Lancinante crise de surcapacité
Depuis quelques années, la Chine doit faire face à une véritable crise de surcapacité et à des excédents systématiques dans de nombreux domaines de production.
Le pays produit, en effet, presque la moitié de l’acier mondial (49,2% en 2017, selon la World Steel Association soit la Fédération internationale du secteur), une production en hausse de 5,7% en 2017.
Les usines chinoises produisent également plus de la moitié de l’offre mondiale d’aluminium, un métal utilisé par de nombreuses industries, de l’automobile à l’aéronautique, en passant par les canettes de soda. En janvier et février 2018, les exportations chinoises d’aluminium avaient déjà bondi de 26% par rapport à l’année précédente.
Cette surproduction d’aluminium a un impact non négligeable sur l’environnement car l’industrie chinoise recourt massivement au charbon. 90% de l’aluminium primaire utilise du charbon et entraine par voie de conséquence une hausse des émissions de dioxyde de carbone.
Les autorités chinoises se sont pourtant engagées en 2015, dans le cadre de la COP21, à réduire la production de gaz à effet de serre.
Las, les statistiques nationales chinoises sur le développement économique et social du pays font état d’une augmentation d’environ 3 % des émissions de CO2 en 2018, soit la plus grosse augmentation depuis 2013 au moins.
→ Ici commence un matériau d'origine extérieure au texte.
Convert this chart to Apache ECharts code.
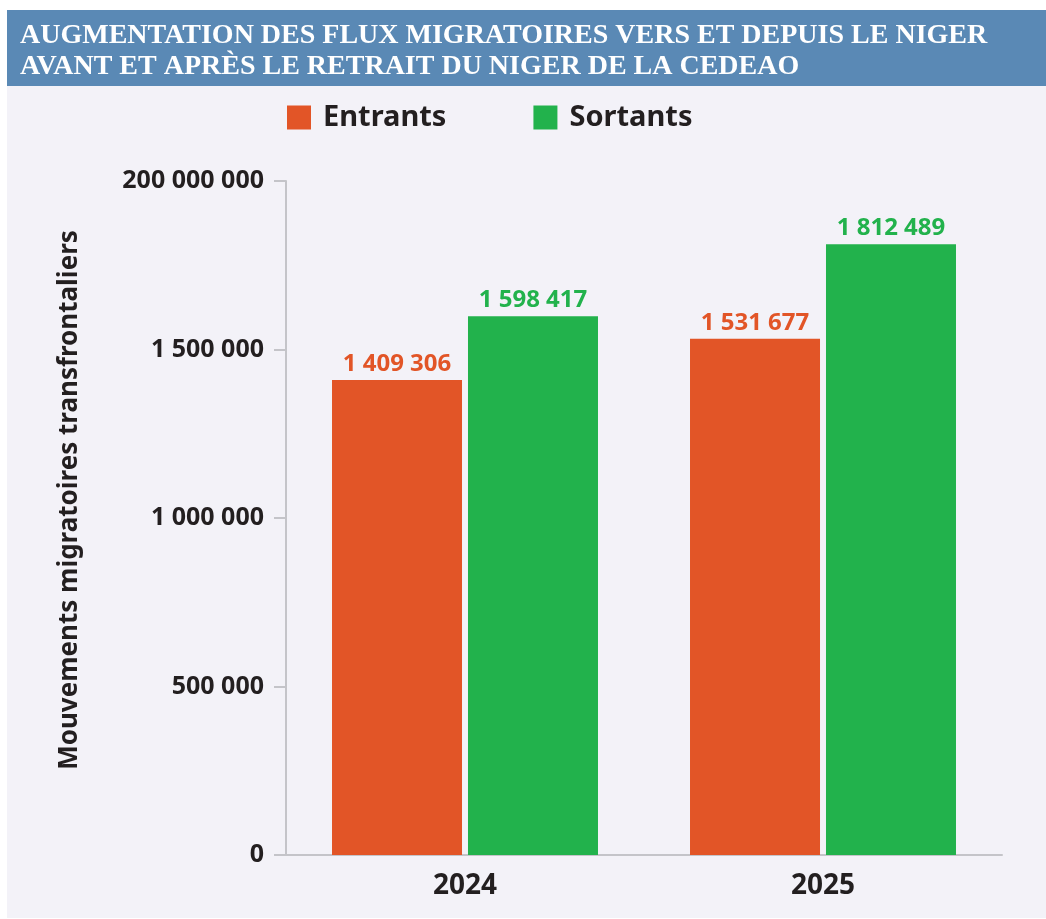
<!DOCTYPE html>
<html>
<head>
<meta charset="utf-8">
<script src="https://cdn.jsdelivr.net/npm/echarts@6/dist/echarts.min.js"></script>
<style>
  html, body { margin: 0; padding: 0; background: #fff; }
  #chart { width: 1046px; height: 919px; }
</style>
</head>
<body>
<div id="chart"></div>
<script>
// données
const years = ['2024', '2025']
const entrants = [1409306, 1531677]
const sortants = [1598417, 1812489]
const yTickLabels = ['0', '500 000', '1 000 000', '1 500 000', '200 000 000']

const titleLines = [
  'AUGMENTATION DES FLUX MIGRATOIRES VERS ET DEPUIS LE NIGER',
  'AVANT ET APRÈS LE RETRAIT DU NIGER DE LA CEDEAO'
]
const yName = 'Mouvements migratoires transfrontaliers'

const ORANGE = '#e25527'
const GREEN = '#22b24c'
const DARK = '#231f20'
const AXIS = '#c4c4c9'
const FONT = '"Noto Sans", sans-serif'

// format "1 409 306"
function fmt(v) {
  return String(v).replace(/\B(?=(\d{3})+(?!\d))/g, ' ')
}

const chart = echarts.init(document.getElementById('chart'))

const option = {
  backgroundColor: '#ffffff',
  animation: false,
  graphic: [
    {
      type: 'rect',
      z: -10,
      shape: { x: 7, y: 86, width: 1039, height: 832 },
      style: { fill: '#f3f2f8' }
    },
    {
      type: 'rect',
      z: -10,
      shape: { x: 7, y: 10, width: 1039, height: 76 },
      style: { fill: '#5a89b5' }
    },
    {
      type: 'text',
      x: 20,
      y: 22,
      style: {
        text: titleLines[0],
        fill: '#ffffff',
        font: 'bold 28px "Liberation Serif", serif'
      }
    },
    {
      type: 'text',
      x: 20,
      y: 53,
      style: {
        text: titleLines[1],
        fill: '#ffffff',
        font: 'bold 28px "Liberation Serif", serif'
      }
    },
    {
      type: 'text',
      x: 70,
      y: 500,
      rotation: Math.PI / 2,
      style: {
        text: yName,
        fill: DARK,
        font: 'bold 26px ' + FONT,
        align: 'center',
        verticalAlign: 'middle'
      }
    }
  ],
  legend: {
    data: ['Entrants', 'Sortants'],
    left: 287,
    top: 103,
    padding: 0,
    icon: 'rect',
    itemWidth: 24,
    itemHeight: 24,
    itemGap: 87,
    textStyle: {
      color: DARK,
      fontFamily: FONT,
      fontWeight: 'bold',
      fontSize: 29,
      width: 124,
      padding: [0, 0, 0, 7]
    }
  },
  grid: {
    left: 286,
    right: 44,
    top: 181,
    bottom: 64
  },
  xAxis: {
    type: 'category',
    data: years,
    axisLine: { lineStyle: { color: AXIS, width: 2 } },
    axisTick: { show: false },
    axisLabel: {
      color: DARK,
      fontFamily: FONT,
      fontWeight: 'bold',
      fontSize: 28,
      margin: 17
    }
  },
  yAxis: {
    type: 'value',
    min: 0,
    max: 2000000,
    interval: 500000,
    axisLine: { show: true, lineStyle: { color: AXIS, width: 2 } },
    axisTick: { show: true, length: 12, lineStyle: { color: AXIS, width: 2 } },
    splitLine: { show: false },
    axisLabel: {
      color: DARK,
      fontFamily: FONT,
      fontWeight: 'bold',
      fontSize: 25,
      margin: 22,
      formatter: (v) => yTickLabels[Math.round(v / 500000)]
    }
  },
  series: [
    {
      name: 'Entrants',
      type: 'bar',
      data: entrants,
      barWidth: 130,
      barGap: '4.6%',
      itemStyle: { color: ORANGE },
      label: {
        show: true,
        position: 'top',
        distance: 4,
        color: ORANGE,
        fontFamily: FONT,
        fontWeight: 'bold',
        fontSize: 24,
        formatter: (p) => fmt(p.value)
      }
    },
    {
      name: 'Sortants',
      type: 'bar',
      data: sortants,
      barWidth: 130,
      itemStyle: { color: GREEN },
      label: {
        show: true,
        position: 'top',
        distance: 4,
        color: GREEN,
        fontFamily: FONT,
        fontWeight: 'bold',
        fontSize: 24,
        formatter: (p) => fmt(p.value)
      }
    }
  ]
}

chart.setOption(option)
</script>
</body>
</html>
Pire, en vendant son aluminium au reste du monde et notamment aux pays européens, la Chine alourdit l’empreinte carbone de l’Europe et ralentit sa transition énergique.
Cette surcapacité chinoise reste donc problématique et est devenu un enjeu mondial. D’ailleurs elle ne concerne pas seulement le seul secteur industriel : l’agriculture chinoise souffre également d’une sérieuse crise de surproduction de certaines matières premières, tout en générant des pénuries sur d’autres.
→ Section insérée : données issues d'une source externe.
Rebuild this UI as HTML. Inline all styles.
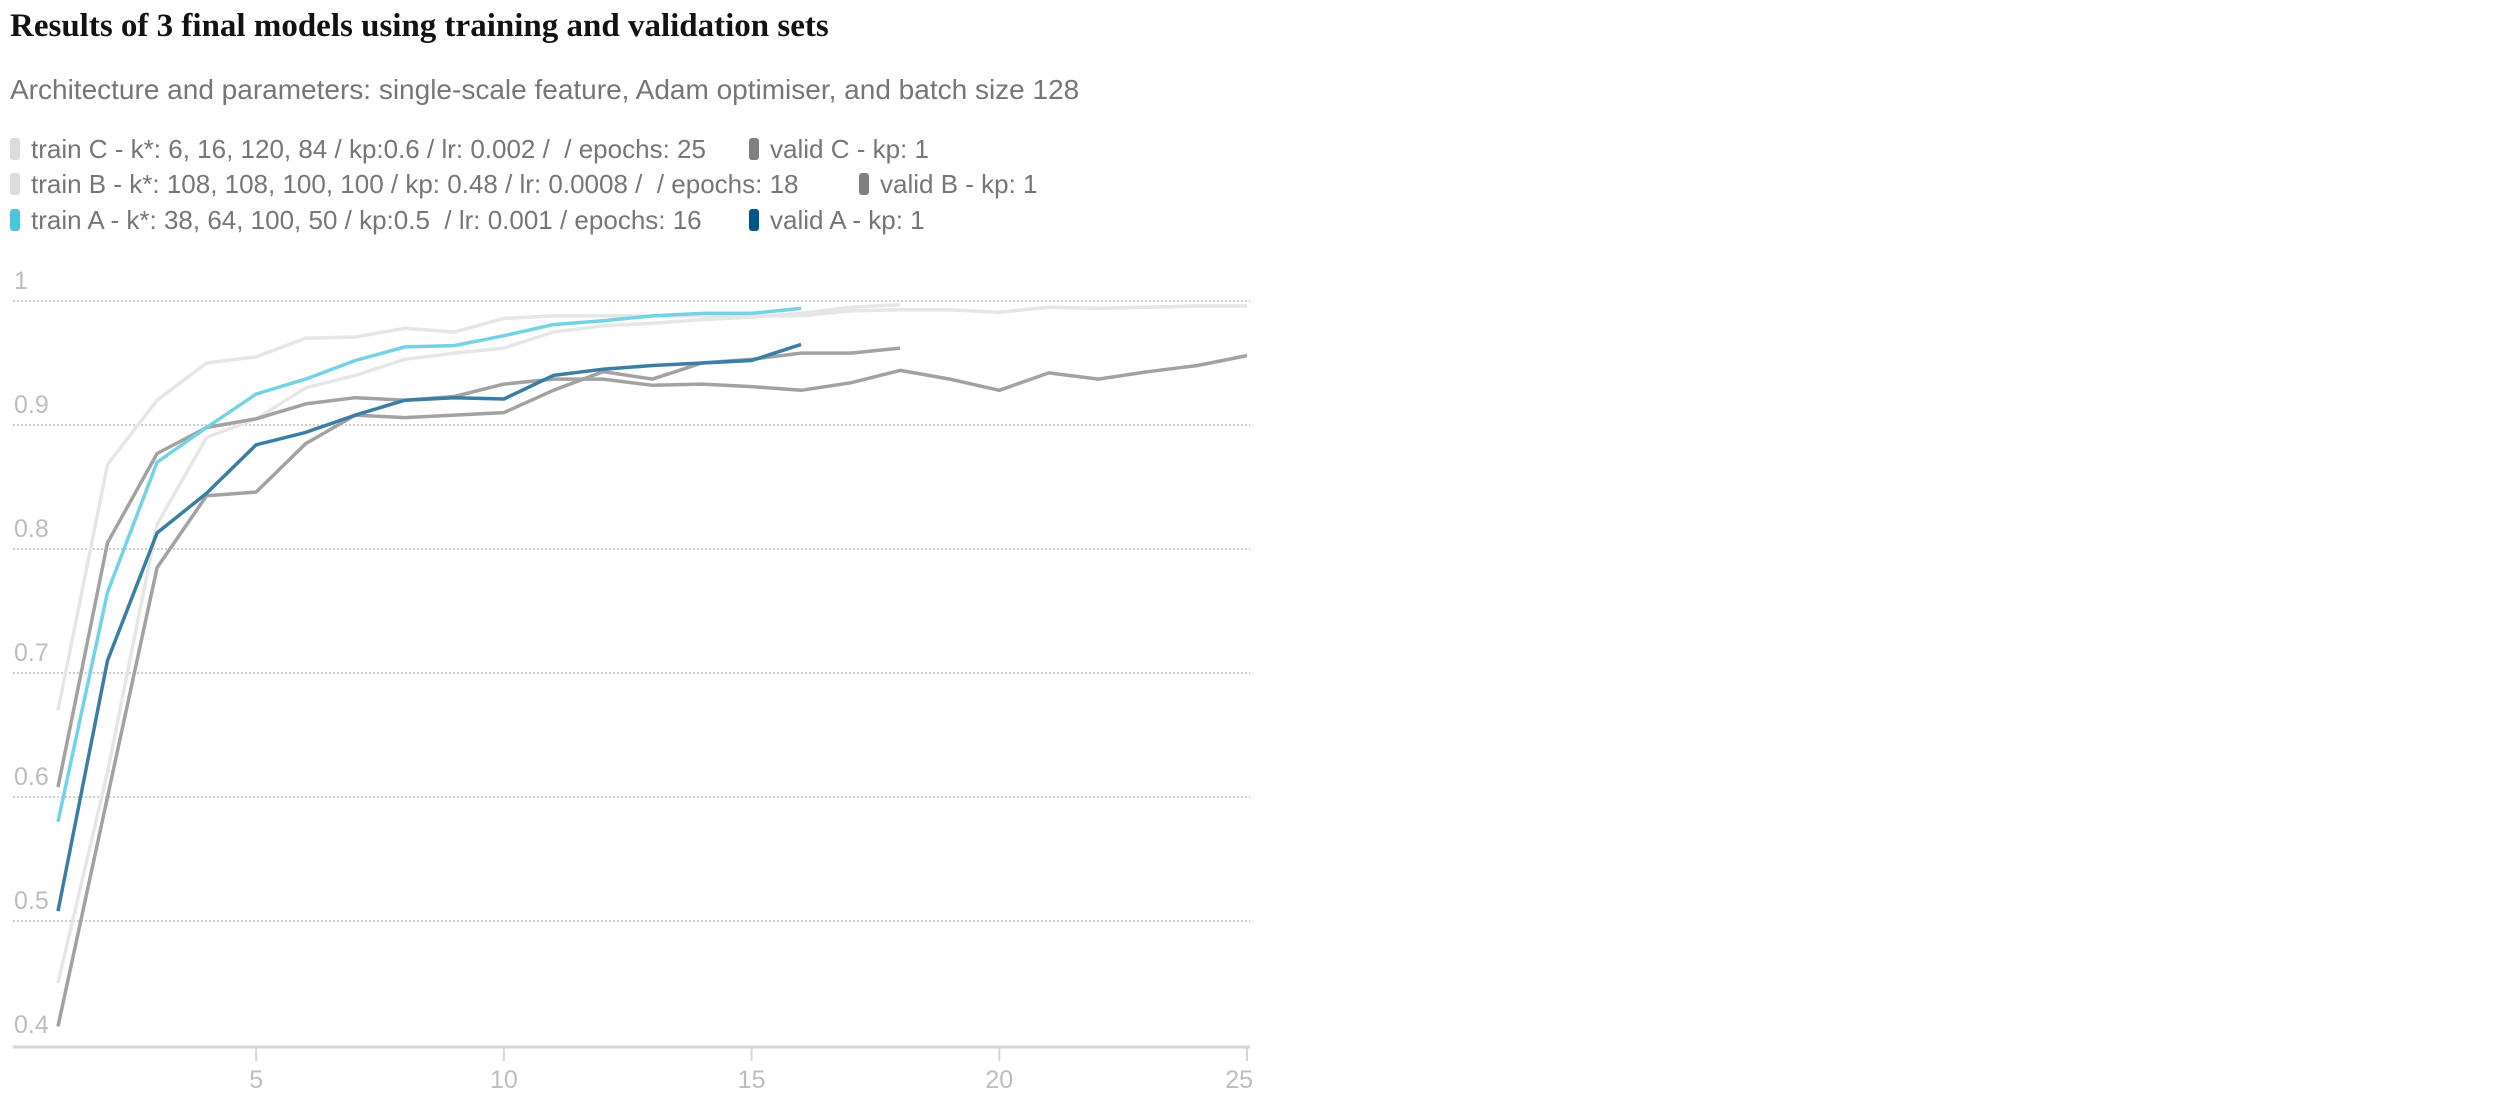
<!DOCTYPE html>
<html><head><meta charset="utf-8"><style>
html,body{margin:0;padding:0;background:#fff;width:2514px;height:1098px;overflow:hidden}
svg{display:block}
text{white-space:pre}
</style></head><body>
<svg id="chart" width="2514" height="1098" xmlns="http://www.w3.org/2000/svg">
<text x="10" y="36" font-family="Liberation Serif, serif" font-weight="bold" font-size="33" fill="#121212">Results of 3 final models using training and validation sets</text>
<text x="10" y="99" font-family="Liberation Sans, sans-serif" font-size="28" fill="#767676">Architecture and parameters: single-scale feature, Adam optimiser, and batch size 128</text>
<g id="legend" font-family="Liberation Sans, sans-serif" font-size="26" fill="#767676"></g>
<g id="grid"></g>
<g id="yaxis"></g>
<g id="xaxis"></g>
<g id="series"></g>
</svg>
<script>
const yTicks = [1, 0.9, 0.8, 0.7, 0.6, 0.5, 0.4];
const yTickLabels = ["1", "0.9", "0.8", "0.7", "0.6", "0.5", "0.4"];
const xTicks = [5, 10, 15, 20, 25];
const trainC = [0.67,0.868,0.92,0.95,0.955,0.97,0.971,0.978,0.975,0.986,0.988,0.988,0.988,0.988,0.988,0.988,0.992,0.993,0.993,0.991,0.995,0.994,0.995,0.996,0.996];
const validC = [0.608,0.805,0.877,0.898,0.905,0.917,0.922,0.92,0.923,0.933,0.937,0.937,0.932,0.933,0.931,0.928,0.934,0.944,0.937,0.928,0.942,0.937,0.943,0.948,0.956];
const trainB = [0.45,0.62,0.82,0.89,0.905,0.93,0.94,0.953,0.958,0.962,0.975,0.98,0.982,0.985,0.987,0.99,0.995,0.997];
const validB = [0.415,0.6,0.785,0.843,0.846,0.885,0.908,0.906,0.908,0.91,0.928,0.943,0.937,0.95,0.953,0.958,0.958,0.962];
const trainA = [0.58,0.765,0.87,0.898,0.925,0.937,0.952,0.963,0.964,0.972,0.981,0.984,0.988,0.99,0.99,0.994];
const validA = [0.508,0.71,0.813,0.845,0.884,0.894,0.908,0.92,0.922,0.921,0.94,0.945,0.948,0.95,0.952,0.965];
const legendLabels = ["train C - k*: 6, 16, 120, 84 / kp:0.6 / lr: 0.002 /  / epochs: 25","valid C - kp: 1","train B - k*: 108, 108, 100, 100 / kp: 0.48 / lr: 0.0008 /  / epochs: 18","valid B - kp: 1","train A - k*: 38, 64, 100, 50 / kp:0.5  / lr: 0.001 / epochs: 16","valid A - kp: 1"];

const NS="http://www.w3.org/2000/svg";
const X0=58, X1=1247, Y1v=301, Y04=1045;
const xs = e => X0 + (e-1)*(X1-X0)/24;
const ys = v => Y1v + (1-v)*(Y04-Y1v)/0.6;
function mk(tag, attrs, parent){const el=document.createElementNS(NS,tag);for(const k in attrs)el.setAttribute(k,attrs[k]);parent.appendChild(el);return el;}

const grid=document.getElementById('grid'), yax=document.getElementById('yaxis'), xax=document.getElementById('xaxis');
yTicks.forEach((t,i)=>{
  if(t>0.4){
    const l=mk('line',{x1:13,x2:1250,y1:ys(t),y2:ys(t),stroke:'#cccccc','stroke-width':2,'stroke-dasharray':'2,2'},grid);
    
    
  }
  const tx=mk('text',{x:14,y:ys(t)-12,'font-family':'Liberation Sans, sans-serif','font-size':25,fill:'#bdbdbd'},yax);
  tx.textContent=yTickLabels[i];
  
  
});
const ax=mk('line',{x1:13,x2:1250,y1:1047,y2:1047,stroke:'#d6d6d6','stroke-width':3},xax);


xTicks.forEach(t=>{
  const tk=mk('line',{x1:xs(t),x2:xs(t),y1:1047,y2:1061,stroke:'#d6d6d6','stroke-width':2},xax);
  
  
  const tx=mk('text',{x:xs(t),y:1088,'text-anchor':t===25?'end':'middle','font-family':'Liberation Sans, sans-serif','font-size':25,fill:'#bdbdbd'},xax);
  if(t===25) tx.setAttribute('x', xs(t)+6);
  tx.textContent=t;
  
  
});

const seriesList=[
  {d:trainC,c:'#e6e6e6',n:'train-c-line'},
  {d:trainB,c:'#e6e6e6',n:'train-b-line'},
  {d:validC,c:'#a2a2a2',n:'valid-c-line'},
  {d:validB,c:'#a2a2a2',n:'valid-b-line'},
  {d:trainA,c:'#72d2e6',n:'train-a-line'},
  {d:validA,c:'#3a7ea5',n:'valid-a-line'}
];
const sg=document.getElementById('series');
seriesList.forEach(s=>{
  const pts=s.d.map((v,i)=>xs(i+1).toFixed(1)+','+ys(v).toFixed(1)).join(' ');
  const p=mk('polyline',{points:pts,fill:'none',stroke:s.c,'stroke-width':3.5,'stroke-linejoin':'round'},sg);
  
  
});

const lg=document.getElementById('legend');
const legendColors=['#dcdcdc','#808080','#dcdcdc','#808080','#4bc6df','#005689'];
const legendX=[10,749,10,859,10,749];
const legendY=[149,149,184,184,220,220];
legendLabels.forEach((lab,i)=>{
  const r=mk('rect',{x:legendX[i],y:legendY[i]-11,width:10,height:22,rx:3,fill:legendColors[i]},lg);
  
  
  const t=mk('text',{x:legendX[i]+21,y:legendY[i]+9},lg);
  t.textContent=lab;
  
  
});
</script>
</body></html>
La politique de soutien des prix et d’achats publics engendre de faramineux excédents de production, qui se traduisent par des stocks gigantesques, écoulés à perte par l’Etat à cause de la dégradation des prix des grains.
Numéro deux mondial de la production de maïs, la Chine dispose ainsi de stocks évalués à 250 millions de tonnes, soit davantage que sa propre production.
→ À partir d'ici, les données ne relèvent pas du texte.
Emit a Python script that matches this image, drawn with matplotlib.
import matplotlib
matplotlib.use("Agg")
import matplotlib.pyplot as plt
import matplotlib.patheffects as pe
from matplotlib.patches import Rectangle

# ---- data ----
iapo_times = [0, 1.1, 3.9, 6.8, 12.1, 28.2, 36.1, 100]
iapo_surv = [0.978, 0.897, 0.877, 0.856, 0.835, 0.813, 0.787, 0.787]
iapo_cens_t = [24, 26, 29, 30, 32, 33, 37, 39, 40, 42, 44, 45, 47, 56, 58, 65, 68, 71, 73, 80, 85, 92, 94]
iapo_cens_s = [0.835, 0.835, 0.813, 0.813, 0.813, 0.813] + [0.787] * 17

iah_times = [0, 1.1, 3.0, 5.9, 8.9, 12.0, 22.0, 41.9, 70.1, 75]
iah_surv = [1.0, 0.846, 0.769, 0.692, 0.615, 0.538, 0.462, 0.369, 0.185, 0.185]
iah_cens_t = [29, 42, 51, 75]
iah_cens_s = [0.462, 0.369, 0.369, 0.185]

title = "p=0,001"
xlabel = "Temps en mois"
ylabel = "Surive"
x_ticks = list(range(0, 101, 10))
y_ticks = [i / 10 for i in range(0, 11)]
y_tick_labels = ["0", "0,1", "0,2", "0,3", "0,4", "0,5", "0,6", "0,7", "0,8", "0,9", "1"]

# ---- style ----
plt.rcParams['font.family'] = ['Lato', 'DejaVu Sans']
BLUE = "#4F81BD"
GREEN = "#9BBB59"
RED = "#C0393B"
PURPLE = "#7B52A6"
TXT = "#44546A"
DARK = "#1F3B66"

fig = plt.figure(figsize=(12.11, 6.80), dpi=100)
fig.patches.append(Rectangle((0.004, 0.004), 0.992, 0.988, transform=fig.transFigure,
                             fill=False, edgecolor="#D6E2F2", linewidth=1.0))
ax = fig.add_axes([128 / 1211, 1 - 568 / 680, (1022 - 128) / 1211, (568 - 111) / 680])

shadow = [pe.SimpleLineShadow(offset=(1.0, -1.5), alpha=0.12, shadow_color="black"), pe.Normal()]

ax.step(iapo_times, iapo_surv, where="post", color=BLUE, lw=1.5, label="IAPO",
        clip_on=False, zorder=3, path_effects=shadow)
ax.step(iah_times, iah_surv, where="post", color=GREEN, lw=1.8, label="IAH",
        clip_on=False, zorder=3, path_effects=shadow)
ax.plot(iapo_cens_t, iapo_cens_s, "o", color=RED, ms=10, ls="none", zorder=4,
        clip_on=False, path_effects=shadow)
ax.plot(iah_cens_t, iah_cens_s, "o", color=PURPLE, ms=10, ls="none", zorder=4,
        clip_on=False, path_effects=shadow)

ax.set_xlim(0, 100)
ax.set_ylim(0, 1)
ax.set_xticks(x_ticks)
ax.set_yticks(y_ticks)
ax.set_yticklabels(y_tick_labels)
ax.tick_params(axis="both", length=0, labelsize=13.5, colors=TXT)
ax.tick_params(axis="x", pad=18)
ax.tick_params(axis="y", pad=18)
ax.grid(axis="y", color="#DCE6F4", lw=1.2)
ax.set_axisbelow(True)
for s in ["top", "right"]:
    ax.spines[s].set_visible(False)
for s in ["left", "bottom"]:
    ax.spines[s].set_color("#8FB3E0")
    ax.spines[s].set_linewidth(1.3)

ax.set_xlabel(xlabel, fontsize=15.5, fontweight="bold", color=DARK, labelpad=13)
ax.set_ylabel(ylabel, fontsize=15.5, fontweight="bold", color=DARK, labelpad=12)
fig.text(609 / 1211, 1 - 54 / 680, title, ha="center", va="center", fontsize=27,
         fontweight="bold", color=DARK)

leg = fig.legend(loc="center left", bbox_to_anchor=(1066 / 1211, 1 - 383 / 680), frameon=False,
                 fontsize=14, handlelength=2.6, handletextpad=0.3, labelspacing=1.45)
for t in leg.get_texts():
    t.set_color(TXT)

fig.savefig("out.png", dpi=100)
La situation du blé n’est pas plus reluisante : si le pays s’impose comme le premier producteur mondial, il ne dispose paradoxalement pas des variétés riches en protéines indispensables à l’industrie de la boulangerie.
Les producteurs européens menacés
Si elle représente une bonne nouvelle pour les industriels chinois, la baisse de la TVA ne va pas améliorer les relations entre Pékin et les pays occidentaux. L’année dernière, le Premier ministre canadien Justin Trudeau avait déjà fustigé le premier pays producteur d’acier et d’aluminium, accusant la Chine, qui inonde le marché mondial avec des prix cassés de « concurrence déloyale ».
De fait, les producteurs nord-américains, mais aussi européens, sont directement menacés par le gonflement ininterrompu de l’offre chinoise. En dépit des efforts entrepris par les autorités chinoises pour baisser la production de métaux, l’OCDE a explicitement pointé du doigt, en janvier dernier, le gouvernement chinois, qui se rend responsable de « distorsions de marché » en continuant à subventionner le secteur de l’aluminium.
Ces subventions exacerbent en effet les déséquilibres entre l’offre et la demande et menacent à terme la pérennité de la production européenne et nord-américaine.